-- start of Dataset records --
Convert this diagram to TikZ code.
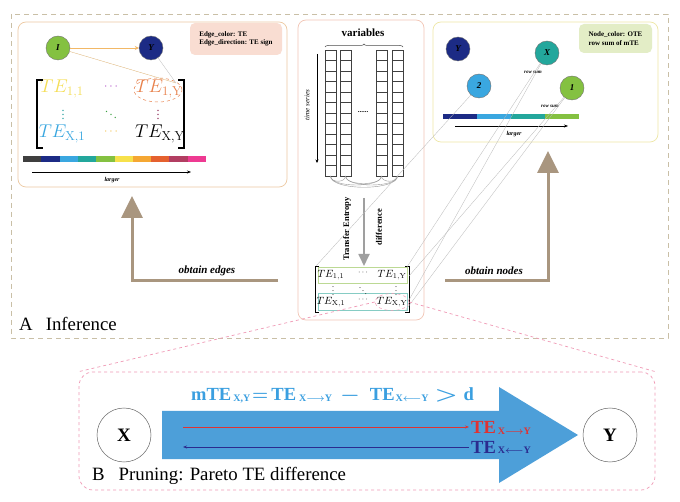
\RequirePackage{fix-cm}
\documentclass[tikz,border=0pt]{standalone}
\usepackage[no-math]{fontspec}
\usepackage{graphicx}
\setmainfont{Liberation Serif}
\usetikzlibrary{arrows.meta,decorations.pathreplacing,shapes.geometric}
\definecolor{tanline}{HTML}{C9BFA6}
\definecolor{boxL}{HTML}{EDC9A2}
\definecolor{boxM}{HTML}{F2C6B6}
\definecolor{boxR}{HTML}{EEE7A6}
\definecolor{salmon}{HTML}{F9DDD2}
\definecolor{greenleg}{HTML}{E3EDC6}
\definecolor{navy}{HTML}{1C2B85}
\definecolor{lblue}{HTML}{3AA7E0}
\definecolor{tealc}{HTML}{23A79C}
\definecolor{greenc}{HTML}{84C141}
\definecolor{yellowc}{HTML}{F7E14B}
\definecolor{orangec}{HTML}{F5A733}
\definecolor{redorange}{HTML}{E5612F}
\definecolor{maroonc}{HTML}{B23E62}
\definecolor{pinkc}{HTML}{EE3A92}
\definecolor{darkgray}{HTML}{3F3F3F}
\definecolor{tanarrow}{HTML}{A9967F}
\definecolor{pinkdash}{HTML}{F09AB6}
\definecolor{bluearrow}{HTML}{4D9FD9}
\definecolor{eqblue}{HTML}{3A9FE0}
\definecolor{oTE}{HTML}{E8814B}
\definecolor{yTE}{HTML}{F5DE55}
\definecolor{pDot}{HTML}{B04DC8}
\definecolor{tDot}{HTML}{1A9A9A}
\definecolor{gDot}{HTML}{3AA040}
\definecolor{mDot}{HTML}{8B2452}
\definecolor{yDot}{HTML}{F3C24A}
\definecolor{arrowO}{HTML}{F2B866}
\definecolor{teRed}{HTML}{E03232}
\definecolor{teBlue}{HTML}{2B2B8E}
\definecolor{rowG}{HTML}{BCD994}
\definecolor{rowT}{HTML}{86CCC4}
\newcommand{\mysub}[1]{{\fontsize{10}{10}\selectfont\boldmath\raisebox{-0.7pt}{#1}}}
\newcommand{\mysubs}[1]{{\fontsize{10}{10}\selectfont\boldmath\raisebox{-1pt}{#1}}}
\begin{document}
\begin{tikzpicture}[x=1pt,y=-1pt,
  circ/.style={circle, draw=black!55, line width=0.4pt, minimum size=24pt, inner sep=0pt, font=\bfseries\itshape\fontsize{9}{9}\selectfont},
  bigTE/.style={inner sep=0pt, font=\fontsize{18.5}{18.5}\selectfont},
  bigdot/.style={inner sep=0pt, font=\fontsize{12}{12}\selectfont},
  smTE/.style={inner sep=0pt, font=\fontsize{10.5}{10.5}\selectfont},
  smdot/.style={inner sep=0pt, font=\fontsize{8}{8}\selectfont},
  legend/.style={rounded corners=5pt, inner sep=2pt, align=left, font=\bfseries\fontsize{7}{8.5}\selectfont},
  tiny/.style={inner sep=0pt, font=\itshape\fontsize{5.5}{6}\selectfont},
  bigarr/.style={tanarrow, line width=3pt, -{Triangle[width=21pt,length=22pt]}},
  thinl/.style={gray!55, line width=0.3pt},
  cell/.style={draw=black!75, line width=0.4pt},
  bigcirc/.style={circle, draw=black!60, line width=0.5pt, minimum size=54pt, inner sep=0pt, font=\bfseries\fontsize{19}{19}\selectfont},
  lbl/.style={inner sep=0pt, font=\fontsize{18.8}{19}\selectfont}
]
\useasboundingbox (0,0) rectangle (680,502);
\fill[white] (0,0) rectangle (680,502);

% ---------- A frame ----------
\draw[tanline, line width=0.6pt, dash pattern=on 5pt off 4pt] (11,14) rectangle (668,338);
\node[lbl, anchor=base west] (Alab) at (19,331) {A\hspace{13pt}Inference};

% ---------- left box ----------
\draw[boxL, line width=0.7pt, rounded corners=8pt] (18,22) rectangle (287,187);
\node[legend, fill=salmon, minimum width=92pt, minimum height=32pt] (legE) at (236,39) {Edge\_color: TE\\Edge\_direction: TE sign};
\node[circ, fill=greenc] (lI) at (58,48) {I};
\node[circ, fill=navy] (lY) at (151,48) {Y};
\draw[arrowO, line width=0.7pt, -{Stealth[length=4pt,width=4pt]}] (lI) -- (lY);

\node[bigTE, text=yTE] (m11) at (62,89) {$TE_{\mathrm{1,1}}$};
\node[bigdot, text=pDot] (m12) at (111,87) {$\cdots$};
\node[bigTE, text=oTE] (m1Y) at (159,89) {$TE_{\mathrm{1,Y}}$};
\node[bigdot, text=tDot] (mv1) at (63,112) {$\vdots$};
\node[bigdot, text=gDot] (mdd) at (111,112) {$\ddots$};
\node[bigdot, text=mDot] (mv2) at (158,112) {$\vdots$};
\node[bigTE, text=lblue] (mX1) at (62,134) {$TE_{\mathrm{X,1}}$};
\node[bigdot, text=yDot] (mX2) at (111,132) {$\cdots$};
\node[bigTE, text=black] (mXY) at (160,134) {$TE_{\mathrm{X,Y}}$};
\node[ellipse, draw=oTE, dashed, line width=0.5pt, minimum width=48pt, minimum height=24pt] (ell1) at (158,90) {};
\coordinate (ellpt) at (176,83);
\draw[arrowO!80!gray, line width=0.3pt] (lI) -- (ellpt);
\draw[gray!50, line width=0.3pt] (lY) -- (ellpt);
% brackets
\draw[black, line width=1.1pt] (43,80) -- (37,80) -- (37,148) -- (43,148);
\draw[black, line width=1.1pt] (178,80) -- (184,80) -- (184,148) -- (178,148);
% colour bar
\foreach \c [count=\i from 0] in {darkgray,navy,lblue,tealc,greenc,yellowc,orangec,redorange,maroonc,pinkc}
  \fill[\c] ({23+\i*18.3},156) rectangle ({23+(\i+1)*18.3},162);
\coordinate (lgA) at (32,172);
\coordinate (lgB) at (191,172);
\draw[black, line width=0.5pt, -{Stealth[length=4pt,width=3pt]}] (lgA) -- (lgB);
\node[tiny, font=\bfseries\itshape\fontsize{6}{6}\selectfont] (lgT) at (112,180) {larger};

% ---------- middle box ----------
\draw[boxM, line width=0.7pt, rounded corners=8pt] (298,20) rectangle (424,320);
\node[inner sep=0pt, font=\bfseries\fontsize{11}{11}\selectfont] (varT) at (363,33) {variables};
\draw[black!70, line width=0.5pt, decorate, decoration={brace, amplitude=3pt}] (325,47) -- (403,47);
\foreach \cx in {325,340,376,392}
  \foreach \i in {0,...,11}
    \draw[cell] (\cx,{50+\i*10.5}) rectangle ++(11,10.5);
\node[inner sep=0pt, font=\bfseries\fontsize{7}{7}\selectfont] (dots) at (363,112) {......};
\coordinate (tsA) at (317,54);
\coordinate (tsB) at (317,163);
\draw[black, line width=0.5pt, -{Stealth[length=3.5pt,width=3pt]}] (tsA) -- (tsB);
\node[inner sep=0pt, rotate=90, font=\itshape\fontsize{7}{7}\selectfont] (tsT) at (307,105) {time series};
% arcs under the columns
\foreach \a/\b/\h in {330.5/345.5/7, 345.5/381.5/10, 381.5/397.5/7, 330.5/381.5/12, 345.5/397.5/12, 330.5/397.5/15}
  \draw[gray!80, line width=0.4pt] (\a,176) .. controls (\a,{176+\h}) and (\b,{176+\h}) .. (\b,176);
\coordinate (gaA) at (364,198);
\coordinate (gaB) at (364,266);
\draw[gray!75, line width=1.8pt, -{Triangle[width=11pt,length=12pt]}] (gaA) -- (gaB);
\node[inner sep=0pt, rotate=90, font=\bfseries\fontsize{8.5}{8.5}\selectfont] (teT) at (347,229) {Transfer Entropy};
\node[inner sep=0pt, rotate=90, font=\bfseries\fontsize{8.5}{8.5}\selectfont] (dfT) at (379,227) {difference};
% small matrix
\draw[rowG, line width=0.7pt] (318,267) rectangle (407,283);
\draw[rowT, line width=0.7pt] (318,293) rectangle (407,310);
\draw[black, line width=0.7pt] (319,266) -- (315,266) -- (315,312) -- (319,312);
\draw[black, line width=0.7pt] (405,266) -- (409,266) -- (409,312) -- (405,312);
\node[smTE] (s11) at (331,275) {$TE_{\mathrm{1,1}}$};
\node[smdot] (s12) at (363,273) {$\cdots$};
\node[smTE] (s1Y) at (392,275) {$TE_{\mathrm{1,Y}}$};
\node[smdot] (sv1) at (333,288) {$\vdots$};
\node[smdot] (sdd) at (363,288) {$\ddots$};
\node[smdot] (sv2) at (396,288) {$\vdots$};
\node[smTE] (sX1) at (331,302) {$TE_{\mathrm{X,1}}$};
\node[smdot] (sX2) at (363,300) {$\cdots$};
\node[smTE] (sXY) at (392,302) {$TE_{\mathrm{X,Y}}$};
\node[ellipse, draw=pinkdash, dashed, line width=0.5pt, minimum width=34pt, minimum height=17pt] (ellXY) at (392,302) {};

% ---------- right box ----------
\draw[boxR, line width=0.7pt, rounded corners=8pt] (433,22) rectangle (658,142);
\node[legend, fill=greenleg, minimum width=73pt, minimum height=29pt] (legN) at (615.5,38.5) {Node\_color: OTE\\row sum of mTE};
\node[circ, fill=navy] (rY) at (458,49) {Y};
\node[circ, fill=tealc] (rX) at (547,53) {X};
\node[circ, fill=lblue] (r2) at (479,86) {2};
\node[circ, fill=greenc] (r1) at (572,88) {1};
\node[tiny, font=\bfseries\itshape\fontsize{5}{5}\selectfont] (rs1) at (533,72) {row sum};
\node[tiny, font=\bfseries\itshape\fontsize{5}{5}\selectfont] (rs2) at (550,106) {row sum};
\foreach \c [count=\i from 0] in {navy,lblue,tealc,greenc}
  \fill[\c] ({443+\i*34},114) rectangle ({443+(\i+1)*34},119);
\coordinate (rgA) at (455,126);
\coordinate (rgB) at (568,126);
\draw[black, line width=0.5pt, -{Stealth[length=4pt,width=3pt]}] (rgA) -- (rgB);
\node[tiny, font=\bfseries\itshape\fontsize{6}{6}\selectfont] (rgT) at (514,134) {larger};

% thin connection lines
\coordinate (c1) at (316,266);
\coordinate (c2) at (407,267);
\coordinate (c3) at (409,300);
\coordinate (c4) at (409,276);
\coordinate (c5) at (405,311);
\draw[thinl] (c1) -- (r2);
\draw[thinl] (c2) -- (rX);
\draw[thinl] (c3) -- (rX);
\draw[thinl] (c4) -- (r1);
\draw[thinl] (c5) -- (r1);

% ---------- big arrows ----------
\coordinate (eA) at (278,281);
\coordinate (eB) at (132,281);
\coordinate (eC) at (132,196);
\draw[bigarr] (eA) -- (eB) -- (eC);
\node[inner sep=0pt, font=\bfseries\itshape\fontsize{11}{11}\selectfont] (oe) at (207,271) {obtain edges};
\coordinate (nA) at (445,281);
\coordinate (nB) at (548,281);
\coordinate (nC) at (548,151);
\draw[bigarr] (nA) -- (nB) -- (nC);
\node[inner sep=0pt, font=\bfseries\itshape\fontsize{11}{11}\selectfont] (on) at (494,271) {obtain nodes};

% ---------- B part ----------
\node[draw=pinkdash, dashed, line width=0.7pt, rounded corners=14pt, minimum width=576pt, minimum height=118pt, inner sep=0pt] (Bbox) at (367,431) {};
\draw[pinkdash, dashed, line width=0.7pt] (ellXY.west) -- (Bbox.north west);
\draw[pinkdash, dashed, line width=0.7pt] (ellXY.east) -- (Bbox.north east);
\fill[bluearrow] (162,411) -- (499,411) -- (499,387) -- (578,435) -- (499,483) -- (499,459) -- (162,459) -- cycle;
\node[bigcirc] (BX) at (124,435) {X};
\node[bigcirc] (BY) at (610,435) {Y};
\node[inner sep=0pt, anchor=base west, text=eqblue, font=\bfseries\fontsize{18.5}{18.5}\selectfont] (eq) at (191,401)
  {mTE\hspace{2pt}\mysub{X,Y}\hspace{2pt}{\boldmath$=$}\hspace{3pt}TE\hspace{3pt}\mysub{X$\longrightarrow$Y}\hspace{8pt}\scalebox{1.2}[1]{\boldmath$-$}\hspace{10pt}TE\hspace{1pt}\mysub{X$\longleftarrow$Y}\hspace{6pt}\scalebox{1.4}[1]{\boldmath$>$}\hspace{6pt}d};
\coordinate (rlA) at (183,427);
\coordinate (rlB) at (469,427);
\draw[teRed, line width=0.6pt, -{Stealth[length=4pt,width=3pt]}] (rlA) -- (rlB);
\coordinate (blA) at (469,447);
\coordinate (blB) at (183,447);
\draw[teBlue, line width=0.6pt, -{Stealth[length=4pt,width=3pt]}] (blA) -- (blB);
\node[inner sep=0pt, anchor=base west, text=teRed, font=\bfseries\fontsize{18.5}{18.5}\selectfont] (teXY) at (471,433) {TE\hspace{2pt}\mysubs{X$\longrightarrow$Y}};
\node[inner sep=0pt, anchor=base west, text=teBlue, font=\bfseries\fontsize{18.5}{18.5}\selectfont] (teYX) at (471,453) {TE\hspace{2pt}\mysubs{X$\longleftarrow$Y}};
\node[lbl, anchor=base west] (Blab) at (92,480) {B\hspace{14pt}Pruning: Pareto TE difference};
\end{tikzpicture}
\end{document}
-- end of Dataset records --
-- start of Dataset records --
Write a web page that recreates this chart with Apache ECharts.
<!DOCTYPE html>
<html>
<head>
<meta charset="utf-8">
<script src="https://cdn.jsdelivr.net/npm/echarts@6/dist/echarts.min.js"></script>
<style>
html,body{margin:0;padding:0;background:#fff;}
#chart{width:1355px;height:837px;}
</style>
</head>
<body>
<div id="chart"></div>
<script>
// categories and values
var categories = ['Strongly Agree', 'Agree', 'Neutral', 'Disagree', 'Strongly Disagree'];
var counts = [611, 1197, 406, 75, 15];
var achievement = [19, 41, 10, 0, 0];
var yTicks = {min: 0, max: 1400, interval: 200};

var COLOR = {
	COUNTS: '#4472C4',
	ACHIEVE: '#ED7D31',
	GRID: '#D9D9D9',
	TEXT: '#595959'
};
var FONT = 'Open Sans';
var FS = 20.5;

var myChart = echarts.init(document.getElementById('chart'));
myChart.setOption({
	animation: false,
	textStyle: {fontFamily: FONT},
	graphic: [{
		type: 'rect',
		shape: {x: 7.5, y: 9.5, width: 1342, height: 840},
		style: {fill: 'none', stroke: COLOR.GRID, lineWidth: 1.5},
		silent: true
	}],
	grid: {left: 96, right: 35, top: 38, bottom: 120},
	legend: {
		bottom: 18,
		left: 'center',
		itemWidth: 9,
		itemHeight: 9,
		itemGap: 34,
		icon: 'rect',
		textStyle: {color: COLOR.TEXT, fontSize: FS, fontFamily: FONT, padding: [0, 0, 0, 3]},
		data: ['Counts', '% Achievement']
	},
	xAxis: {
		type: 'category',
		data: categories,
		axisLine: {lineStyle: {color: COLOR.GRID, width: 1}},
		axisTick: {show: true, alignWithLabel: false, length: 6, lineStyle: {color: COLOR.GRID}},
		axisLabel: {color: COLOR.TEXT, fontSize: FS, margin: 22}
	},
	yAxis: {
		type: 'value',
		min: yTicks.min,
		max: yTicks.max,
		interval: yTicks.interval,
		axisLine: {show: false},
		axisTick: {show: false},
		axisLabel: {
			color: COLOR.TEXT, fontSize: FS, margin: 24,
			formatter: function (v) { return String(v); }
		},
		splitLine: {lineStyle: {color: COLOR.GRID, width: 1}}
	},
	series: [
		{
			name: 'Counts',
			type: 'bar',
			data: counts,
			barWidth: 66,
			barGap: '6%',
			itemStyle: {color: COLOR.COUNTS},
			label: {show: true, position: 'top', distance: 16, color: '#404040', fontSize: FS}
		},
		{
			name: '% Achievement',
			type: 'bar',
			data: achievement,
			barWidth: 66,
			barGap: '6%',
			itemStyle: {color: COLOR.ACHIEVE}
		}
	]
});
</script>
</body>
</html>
-- end of Dataset records --
* **What you should do**
Only the lines from the one with "Write a web" to the one with "var FS = 20.5;" are wanted; extract them exactly, both ends included.

* **Exercise response**
Write a web page that recreates this chart with Apache ECharts.
<!DOCTYPE html>
<html>
<head>
<meta charset="utf-8">
<script src="https://cdn.jsdelivr.net/npm/echarts@6/dist/echarts.min.js"></script>
<style>
html,body{margin:0;padding:0;background:#fff;}
#chart{width:1355px;height:837px;}
</style>
</head>
<body>
<div id="chart"></div>
<script>
// categories and values
var categories = ['Strongly Agree', 'Agree', 'Neutral', 'Disagree', 'Strongly Disagree'];
var counts = [611, 1197, 406, 75, 15];
var achievement = [19, 41, 10, 0, 0];
var yTicks = {min: 0, max: 1400, interval: 200};

var COLOR = {
	COUNTS: '#4472C4',
	ACHIEVE: '#ED7D31',
	GRID: '#D9D9D9',
	TEXT: '#595959'
};
var FONT = 'Open Sans';
var FS = 20.5;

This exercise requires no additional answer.